The United States Supreme Court answered some questions that had troubled and sharply divided lower courts in Sedima, S.P.R.L. v. Imrex Co., 473 U.S. 479, 105 S.Ct. 3275, 87 L.Ed.2d 346 (1985). At issue in Sedima were two holdings of a divided panel of the Court of Appeals for the Second Circuit. 741 F.2d 482 (2nd Cir. 1984). The first such holding was that a RICO plaintiff must allege a "racketeering injury"—an injury "different in kind from that occurring as a result of the predicate acts themselves." The latter holding was that a RICO plaintiff must allege previous criminal convictions of the predicate acts of mail and wire fraud, or of a RICO violation.

Reviewing the legislative history of RICO, the Supreme Court quickly rejected the latter holding and, with regard to the former, stated that it was "somewhat hampered by the vagueness" of the concept of an "injury ... caused by an activity which RICO was designed to deter." Sedima, 473 U.S. at 493-94, 105 S.Ct. at 3283-84. The Supreme Court noted the obviously "unhelpful tautological" nature of the Second Circuit's holding.

Being unable and unwilling to "pinpoint the Second Circuit's precise holding," Sedima, 473 U.S. at 495, 105 S.Ct. at 3284, the Supreme Court merely held that RICO imposes no distinct "racketeering injury" requirement. In an attempt to clarify the nature of a RICO violation, the Supreme Court stated:

A violation of § 1962(c) ... requires (1) conduct (2) of an enterprise (3) through a pattern (4) of racketeering activity.

Sedima, 473 U.S. at 496, 105 S.Ct. at 3285.
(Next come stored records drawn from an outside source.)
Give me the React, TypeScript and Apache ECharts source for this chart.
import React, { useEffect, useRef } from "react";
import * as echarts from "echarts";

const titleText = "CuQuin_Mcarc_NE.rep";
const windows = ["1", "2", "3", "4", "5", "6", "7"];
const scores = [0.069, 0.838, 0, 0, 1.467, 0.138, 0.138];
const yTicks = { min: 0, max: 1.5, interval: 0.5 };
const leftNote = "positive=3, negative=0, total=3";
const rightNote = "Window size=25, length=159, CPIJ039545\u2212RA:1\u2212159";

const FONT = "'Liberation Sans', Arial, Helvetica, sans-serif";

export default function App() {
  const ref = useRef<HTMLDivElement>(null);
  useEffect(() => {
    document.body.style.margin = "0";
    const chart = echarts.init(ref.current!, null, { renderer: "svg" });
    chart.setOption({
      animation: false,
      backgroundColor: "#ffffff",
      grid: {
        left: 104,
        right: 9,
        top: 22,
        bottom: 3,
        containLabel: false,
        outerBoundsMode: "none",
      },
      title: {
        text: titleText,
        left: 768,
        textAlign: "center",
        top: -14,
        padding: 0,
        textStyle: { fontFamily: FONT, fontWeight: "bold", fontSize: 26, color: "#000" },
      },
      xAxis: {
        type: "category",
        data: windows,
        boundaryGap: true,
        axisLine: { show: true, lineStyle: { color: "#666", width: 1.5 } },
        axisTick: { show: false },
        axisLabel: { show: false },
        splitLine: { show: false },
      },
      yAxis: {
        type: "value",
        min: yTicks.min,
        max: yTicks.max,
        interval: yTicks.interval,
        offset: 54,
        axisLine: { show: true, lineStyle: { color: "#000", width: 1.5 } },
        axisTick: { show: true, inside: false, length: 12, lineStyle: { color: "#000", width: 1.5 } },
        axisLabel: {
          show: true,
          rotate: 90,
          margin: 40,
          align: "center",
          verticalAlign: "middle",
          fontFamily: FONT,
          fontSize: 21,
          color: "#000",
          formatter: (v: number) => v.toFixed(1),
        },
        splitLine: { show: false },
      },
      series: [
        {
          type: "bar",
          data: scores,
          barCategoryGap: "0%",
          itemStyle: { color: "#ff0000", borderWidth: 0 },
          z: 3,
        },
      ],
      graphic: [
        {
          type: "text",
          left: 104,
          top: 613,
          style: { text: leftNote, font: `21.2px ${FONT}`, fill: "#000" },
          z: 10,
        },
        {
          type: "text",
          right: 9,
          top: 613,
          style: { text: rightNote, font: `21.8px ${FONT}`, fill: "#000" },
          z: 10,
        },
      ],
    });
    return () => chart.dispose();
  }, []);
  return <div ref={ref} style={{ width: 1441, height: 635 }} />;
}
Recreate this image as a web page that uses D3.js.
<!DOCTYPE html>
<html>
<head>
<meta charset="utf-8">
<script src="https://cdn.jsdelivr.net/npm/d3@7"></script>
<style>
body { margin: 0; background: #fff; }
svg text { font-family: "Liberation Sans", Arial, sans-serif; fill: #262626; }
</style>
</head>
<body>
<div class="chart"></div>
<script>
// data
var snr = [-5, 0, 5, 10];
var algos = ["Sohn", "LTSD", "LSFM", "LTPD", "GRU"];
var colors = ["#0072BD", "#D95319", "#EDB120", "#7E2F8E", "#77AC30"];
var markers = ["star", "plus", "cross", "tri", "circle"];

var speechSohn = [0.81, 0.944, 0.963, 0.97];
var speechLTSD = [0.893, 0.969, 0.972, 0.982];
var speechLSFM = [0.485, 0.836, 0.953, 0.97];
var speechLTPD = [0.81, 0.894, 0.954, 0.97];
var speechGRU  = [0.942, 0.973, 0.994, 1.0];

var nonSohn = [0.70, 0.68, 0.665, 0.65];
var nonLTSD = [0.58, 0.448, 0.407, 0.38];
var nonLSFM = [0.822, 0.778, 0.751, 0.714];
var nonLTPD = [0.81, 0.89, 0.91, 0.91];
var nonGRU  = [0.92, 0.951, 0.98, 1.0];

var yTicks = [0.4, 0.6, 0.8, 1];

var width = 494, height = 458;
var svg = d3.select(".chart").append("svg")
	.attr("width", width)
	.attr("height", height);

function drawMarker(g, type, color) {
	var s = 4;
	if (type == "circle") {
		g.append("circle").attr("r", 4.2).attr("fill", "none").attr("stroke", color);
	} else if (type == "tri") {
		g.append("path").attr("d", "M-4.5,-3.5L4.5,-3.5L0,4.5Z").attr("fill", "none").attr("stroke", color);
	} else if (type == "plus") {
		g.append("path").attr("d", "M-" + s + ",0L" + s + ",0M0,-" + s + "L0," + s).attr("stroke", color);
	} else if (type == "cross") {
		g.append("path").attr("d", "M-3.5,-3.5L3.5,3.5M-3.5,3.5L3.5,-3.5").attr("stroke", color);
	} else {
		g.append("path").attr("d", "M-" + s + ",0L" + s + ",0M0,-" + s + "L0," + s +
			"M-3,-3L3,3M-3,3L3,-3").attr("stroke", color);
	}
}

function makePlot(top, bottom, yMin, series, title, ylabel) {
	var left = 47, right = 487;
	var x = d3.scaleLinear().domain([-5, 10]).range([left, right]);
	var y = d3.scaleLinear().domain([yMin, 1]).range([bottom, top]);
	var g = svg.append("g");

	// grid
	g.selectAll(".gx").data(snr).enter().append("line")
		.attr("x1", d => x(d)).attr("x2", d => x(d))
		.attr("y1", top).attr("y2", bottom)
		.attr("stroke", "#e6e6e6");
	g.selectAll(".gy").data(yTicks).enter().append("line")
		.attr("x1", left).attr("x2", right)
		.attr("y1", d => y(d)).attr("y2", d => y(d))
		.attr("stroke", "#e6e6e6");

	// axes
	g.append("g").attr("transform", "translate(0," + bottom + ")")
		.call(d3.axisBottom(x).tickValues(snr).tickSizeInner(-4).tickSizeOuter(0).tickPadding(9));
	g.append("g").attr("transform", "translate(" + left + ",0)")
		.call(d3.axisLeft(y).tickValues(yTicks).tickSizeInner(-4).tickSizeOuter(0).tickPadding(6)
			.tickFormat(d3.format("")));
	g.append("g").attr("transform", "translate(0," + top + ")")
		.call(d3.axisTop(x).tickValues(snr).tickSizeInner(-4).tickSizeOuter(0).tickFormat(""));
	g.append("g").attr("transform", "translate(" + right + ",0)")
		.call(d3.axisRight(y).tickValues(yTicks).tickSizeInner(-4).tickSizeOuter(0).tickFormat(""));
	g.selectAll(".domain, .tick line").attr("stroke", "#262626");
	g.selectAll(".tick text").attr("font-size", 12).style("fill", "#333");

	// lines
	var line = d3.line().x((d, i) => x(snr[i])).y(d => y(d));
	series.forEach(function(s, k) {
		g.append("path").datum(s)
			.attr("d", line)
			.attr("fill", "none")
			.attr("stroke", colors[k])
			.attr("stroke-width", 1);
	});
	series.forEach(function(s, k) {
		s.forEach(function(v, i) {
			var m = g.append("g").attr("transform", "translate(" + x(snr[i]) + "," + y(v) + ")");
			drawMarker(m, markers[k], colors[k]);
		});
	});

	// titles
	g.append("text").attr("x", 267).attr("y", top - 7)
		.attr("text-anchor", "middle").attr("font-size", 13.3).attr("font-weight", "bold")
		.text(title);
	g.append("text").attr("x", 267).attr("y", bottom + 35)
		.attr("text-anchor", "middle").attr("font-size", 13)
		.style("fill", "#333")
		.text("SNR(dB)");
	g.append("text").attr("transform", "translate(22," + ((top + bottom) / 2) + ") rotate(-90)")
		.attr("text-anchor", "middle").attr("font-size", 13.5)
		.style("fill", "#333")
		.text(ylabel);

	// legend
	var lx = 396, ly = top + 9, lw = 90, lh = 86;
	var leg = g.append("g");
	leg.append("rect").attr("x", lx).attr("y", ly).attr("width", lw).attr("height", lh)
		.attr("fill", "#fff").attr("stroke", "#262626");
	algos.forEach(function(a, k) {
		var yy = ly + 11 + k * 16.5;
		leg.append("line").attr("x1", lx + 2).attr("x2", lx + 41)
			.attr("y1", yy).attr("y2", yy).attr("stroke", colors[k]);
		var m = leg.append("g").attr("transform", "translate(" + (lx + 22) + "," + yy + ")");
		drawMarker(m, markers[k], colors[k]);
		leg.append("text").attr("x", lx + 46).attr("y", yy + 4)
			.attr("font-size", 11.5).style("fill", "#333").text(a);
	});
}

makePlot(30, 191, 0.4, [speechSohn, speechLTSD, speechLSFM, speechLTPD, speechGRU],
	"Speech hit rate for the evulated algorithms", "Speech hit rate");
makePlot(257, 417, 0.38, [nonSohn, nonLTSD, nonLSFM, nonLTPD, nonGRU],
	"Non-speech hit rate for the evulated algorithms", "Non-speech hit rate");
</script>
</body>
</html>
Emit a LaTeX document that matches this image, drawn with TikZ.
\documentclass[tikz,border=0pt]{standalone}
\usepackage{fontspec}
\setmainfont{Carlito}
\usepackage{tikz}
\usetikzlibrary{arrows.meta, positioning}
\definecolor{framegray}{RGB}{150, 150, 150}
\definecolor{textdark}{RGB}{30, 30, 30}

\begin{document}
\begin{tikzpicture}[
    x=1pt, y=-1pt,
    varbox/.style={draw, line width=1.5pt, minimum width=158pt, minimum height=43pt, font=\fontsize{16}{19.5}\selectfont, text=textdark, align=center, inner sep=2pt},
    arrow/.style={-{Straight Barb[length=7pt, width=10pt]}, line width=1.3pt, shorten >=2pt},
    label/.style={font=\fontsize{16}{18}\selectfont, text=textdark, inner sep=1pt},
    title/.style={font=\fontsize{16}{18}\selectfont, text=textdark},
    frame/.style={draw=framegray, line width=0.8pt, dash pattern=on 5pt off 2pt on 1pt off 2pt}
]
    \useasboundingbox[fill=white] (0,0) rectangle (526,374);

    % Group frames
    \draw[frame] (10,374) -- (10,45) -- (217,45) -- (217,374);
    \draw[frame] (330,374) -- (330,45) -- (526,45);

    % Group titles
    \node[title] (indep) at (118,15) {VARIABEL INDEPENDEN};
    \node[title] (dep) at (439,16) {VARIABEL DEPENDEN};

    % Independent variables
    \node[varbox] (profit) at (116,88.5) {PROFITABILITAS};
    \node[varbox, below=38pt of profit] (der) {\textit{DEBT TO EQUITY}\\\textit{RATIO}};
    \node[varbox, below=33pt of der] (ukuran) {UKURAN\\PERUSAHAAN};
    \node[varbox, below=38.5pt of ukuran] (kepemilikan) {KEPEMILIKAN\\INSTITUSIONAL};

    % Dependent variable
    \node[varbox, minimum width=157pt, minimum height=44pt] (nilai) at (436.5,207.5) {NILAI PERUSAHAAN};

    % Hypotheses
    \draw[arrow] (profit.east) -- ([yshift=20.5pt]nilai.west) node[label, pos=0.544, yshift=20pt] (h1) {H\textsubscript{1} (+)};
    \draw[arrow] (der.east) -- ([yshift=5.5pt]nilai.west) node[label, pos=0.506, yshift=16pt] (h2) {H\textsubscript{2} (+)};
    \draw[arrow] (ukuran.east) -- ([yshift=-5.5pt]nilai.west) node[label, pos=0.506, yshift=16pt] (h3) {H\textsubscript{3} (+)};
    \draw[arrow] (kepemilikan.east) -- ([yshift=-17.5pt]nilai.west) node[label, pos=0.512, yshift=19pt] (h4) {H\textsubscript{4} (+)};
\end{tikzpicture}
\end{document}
A footnote to this "clarification" led the lower courts to shift the focus of their confusion to another aspect of the RICO statutes:

As many commentators have pointed out, the definition of a `pattern of racketeering *149 activity' differs from the other provisions in § 1961 in that it states that a pattern `requires at least two acts of racketeering activity,' § 1961(5) (Emphasis added), not that it `means' two such acts. The implication is that while two acts are necessary, they may not be sufficient. Indeed, in common parlance two of anything do not generally form a `pattern.' The legislative history supports the view that two isolated acts of racketeering activity do not constitute a pattern. As the Senate Report explained: `The target of [RICO] is thus not sporadic activity. The infiltration of legitimate business normally requires more than one "racketeering activity" and the threat of continuing activity to be effective. It is this factor of continuity plus relationship which combines to produce a pattern.' S.Rep. No. 91-617, p. 158 (1969) (emphasis added). Similarly, the sponsor of the Senate bill, after quoting this portion of the Report, pointed out to his colleagues that `[t]he term "pattern" itself requires the showing of a relationship.... So, therefore, proof of two acts of racketeering activity, without more, does not establish a pattern....' 116 Cong.Rec. 18940 (1970) (statement of Sen. McClelland). See also Id., at 35193 (statement of Rep. Poff) (RICO `not aimed at the isolated offender'); House Hearings, at 665. Significantly, in defining `pattern' in a later provision of the same bill, Congress was more enlightening: `[C]riminal conduct forms a pattern if it embraces criminal acts that have the same or similar purposes, results, participants, victims, or methods of commission, or otherwise are interrelated by distinguishing characteristics and are not isolated events.' 18 U.S.C. § 3575(e). This language may be useful in interpreting other sections of the Act. Cf. Iannelli v. United States, 420 U.S. 770, 789 [95 S.Ct. 1284, 1295, 43 L.Ed.2d 616] (1975).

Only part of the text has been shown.